[Instruction] Copy all lines below containing "this".

[Start of Exercise materials]

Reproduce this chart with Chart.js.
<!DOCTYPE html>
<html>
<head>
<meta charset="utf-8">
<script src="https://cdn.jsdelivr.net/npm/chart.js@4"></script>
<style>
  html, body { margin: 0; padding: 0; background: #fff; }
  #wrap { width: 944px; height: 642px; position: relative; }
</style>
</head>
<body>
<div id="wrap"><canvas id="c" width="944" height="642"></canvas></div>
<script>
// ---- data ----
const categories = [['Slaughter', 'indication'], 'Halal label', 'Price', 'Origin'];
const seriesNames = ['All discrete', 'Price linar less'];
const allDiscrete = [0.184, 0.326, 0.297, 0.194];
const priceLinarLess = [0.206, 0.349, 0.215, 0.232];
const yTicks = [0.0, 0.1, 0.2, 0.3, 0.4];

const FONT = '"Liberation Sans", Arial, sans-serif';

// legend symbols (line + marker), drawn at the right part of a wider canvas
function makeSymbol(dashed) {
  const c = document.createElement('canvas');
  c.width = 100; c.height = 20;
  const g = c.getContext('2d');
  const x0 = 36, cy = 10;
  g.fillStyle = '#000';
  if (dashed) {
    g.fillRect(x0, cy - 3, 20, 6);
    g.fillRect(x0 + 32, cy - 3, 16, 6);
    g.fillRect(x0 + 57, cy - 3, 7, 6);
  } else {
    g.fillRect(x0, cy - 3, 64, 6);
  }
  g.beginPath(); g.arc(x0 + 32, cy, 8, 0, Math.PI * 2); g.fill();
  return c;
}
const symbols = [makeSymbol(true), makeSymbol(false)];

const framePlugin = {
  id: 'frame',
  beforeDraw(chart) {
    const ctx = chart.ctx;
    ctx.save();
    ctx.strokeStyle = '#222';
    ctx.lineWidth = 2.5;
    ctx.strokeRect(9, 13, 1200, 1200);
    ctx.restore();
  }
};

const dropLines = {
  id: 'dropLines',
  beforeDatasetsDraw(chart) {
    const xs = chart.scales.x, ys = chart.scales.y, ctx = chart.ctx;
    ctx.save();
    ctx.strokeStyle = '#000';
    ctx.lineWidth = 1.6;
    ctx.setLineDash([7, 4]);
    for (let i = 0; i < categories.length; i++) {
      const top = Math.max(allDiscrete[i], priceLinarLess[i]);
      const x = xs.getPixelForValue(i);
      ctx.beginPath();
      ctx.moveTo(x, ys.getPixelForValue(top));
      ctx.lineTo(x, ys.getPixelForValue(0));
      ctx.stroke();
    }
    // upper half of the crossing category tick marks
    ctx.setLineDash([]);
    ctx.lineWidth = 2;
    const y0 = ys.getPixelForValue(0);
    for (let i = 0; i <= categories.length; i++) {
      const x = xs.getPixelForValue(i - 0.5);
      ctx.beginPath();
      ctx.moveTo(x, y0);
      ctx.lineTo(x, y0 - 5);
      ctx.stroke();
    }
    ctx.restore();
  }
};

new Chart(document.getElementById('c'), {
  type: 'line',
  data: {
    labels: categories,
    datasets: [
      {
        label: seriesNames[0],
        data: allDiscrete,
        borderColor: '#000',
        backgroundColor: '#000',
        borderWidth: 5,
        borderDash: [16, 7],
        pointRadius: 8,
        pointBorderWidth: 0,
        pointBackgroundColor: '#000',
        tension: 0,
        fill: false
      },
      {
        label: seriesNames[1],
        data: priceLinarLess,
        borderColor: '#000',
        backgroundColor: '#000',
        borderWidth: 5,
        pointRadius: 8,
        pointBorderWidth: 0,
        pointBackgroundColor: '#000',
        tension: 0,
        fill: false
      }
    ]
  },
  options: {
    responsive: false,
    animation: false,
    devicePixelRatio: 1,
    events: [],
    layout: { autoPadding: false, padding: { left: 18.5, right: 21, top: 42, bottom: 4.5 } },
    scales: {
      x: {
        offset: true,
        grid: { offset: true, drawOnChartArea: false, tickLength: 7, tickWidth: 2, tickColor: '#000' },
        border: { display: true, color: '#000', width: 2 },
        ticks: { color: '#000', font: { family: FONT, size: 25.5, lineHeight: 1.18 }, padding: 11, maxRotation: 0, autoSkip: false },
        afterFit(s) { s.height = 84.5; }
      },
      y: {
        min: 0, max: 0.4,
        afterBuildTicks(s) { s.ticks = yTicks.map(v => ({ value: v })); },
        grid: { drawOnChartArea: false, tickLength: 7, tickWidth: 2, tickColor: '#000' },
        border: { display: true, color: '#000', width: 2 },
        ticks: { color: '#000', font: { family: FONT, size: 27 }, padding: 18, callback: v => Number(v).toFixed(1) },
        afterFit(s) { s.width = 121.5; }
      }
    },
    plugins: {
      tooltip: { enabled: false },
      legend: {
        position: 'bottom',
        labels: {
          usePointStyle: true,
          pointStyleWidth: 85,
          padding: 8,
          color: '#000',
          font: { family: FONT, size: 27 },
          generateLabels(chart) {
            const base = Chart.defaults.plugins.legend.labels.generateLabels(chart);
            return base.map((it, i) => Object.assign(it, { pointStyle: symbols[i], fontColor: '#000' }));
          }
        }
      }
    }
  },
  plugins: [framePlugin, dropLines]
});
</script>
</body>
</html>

[End of Exercise materials]
[Start of Exercise materials]

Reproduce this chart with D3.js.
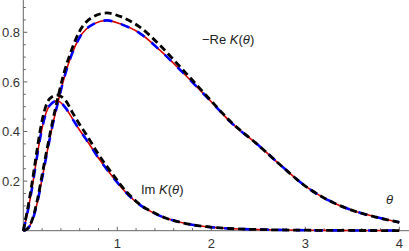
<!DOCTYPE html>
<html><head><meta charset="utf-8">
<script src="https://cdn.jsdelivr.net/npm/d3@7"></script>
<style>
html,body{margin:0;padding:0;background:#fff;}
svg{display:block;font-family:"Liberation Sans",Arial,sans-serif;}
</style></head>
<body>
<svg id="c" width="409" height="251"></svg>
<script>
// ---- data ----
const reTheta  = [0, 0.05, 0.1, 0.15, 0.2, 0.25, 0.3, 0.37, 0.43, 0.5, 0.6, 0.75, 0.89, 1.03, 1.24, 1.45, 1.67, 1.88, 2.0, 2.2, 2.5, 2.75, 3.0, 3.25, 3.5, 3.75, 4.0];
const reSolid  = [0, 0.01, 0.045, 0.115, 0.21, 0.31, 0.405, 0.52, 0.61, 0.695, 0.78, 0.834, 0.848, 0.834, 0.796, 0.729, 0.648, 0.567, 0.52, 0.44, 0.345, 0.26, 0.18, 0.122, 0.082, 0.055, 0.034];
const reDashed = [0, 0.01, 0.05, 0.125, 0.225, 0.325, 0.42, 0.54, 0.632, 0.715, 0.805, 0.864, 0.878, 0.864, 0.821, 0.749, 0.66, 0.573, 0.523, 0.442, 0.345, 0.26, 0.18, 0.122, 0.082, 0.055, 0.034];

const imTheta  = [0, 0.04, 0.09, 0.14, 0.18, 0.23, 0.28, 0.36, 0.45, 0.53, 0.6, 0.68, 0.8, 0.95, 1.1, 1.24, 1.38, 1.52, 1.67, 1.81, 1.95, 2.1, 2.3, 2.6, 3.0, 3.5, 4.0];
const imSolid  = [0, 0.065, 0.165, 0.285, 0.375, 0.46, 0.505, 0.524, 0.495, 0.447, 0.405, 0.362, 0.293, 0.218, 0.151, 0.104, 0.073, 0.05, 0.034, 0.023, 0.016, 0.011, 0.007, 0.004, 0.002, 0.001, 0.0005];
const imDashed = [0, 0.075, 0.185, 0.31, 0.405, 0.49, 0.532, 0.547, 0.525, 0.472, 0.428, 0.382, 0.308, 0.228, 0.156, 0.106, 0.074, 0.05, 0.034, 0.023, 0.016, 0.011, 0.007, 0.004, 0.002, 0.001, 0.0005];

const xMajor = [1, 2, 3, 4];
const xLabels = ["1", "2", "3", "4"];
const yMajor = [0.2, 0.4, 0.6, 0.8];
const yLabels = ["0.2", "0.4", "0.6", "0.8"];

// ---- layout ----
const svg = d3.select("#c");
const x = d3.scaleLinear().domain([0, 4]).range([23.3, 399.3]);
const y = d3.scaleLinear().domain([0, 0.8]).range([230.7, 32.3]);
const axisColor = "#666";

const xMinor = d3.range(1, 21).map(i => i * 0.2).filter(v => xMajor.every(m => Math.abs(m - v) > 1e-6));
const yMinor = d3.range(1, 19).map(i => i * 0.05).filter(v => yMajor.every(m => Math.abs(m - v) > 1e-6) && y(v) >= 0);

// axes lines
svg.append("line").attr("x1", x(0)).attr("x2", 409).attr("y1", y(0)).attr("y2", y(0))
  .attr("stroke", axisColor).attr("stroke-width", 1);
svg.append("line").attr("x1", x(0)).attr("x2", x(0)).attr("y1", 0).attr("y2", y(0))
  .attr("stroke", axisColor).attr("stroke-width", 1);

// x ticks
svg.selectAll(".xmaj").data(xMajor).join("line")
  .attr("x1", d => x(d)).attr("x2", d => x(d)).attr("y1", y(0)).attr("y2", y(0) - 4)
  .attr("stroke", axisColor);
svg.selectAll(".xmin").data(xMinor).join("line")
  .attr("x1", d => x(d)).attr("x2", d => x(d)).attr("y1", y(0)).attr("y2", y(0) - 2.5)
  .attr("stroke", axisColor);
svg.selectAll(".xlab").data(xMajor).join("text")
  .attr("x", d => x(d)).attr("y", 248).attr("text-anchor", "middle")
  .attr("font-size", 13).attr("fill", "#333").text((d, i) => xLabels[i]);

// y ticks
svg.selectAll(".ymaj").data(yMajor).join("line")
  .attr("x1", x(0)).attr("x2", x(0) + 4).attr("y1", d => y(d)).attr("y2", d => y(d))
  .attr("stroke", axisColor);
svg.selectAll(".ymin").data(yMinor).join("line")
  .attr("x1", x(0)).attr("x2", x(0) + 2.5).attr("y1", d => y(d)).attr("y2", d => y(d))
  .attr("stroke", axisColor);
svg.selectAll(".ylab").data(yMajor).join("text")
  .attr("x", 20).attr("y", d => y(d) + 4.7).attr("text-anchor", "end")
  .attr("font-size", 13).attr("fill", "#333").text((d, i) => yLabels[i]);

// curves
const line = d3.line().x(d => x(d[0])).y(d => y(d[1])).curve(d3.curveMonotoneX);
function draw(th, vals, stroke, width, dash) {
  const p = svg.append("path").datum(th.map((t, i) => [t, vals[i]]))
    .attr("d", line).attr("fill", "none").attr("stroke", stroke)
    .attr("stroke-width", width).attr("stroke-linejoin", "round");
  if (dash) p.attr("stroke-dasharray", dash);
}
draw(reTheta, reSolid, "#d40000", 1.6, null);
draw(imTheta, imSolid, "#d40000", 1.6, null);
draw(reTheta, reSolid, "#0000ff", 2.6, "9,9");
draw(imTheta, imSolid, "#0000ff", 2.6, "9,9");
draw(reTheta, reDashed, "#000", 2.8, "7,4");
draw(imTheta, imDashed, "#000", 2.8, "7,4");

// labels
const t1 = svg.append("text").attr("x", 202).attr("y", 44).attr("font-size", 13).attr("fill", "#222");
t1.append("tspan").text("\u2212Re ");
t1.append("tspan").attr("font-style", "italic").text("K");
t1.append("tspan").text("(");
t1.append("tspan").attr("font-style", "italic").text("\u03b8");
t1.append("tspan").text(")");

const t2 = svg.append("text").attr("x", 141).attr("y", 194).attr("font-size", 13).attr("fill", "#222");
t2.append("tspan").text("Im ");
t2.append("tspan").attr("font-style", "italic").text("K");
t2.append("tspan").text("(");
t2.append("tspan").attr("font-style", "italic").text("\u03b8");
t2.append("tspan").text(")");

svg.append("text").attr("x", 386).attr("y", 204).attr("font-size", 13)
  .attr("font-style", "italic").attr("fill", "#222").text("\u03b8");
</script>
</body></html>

[End of Exercise materials]
[Start of Exercise materials]

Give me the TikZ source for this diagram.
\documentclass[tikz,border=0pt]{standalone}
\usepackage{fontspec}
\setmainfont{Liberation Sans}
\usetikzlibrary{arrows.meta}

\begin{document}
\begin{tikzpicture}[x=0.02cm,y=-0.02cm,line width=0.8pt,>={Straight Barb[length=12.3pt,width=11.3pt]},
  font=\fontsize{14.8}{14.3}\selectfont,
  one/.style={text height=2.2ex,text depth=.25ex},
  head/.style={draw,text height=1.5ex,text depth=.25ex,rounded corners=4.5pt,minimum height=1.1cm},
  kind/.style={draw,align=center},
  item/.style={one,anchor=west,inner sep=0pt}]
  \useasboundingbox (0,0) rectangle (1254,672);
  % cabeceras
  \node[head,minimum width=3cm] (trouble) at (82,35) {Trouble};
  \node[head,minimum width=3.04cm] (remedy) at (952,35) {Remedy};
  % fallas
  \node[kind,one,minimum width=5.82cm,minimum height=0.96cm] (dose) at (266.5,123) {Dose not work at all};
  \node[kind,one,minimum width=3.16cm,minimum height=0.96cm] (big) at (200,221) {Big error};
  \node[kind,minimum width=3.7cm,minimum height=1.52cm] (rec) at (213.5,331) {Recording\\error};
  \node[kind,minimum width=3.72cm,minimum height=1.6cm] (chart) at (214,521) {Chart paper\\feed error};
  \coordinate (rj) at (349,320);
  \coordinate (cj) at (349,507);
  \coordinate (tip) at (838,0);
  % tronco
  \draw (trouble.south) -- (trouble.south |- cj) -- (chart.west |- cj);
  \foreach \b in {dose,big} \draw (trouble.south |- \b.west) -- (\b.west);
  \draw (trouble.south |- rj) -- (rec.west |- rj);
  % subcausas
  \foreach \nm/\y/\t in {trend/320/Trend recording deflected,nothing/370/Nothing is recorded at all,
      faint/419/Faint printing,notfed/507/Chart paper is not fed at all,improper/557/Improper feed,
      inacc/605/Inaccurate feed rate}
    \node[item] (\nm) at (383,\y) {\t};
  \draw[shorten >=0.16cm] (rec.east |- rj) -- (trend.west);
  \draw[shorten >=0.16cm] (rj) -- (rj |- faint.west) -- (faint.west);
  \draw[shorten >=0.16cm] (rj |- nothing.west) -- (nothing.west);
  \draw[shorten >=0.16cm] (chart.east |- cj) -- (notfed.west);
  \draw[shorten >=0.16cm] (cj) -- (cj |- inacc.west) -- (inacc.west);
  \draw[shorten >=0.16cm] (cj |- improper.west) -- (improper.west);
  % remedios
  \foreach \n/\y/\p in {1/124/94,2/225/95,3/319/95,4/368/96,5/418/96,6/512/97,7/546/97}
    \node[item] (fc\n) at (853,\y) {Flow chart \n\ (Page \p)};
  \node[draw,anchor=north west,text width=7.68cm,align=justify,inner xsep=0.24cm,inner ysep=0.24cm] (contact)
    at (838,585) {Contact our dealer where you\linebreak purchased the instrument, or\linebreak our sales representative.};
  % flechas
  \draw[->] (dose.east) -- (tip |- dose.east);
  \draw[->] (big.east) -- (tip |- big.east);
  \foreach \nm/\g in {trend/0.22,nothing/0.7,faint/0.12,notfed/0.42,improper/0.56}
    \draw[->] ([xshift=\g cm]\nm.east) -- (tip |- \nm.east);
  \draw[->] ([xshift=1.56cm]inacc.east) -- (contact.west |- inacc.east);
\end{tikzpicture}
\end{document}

[End of Exercise materials]

[Complete response]
Reproduce this chart with Chart.js.
Reproduce this chart with D3.js.
Give me the TikZ source for this diagram.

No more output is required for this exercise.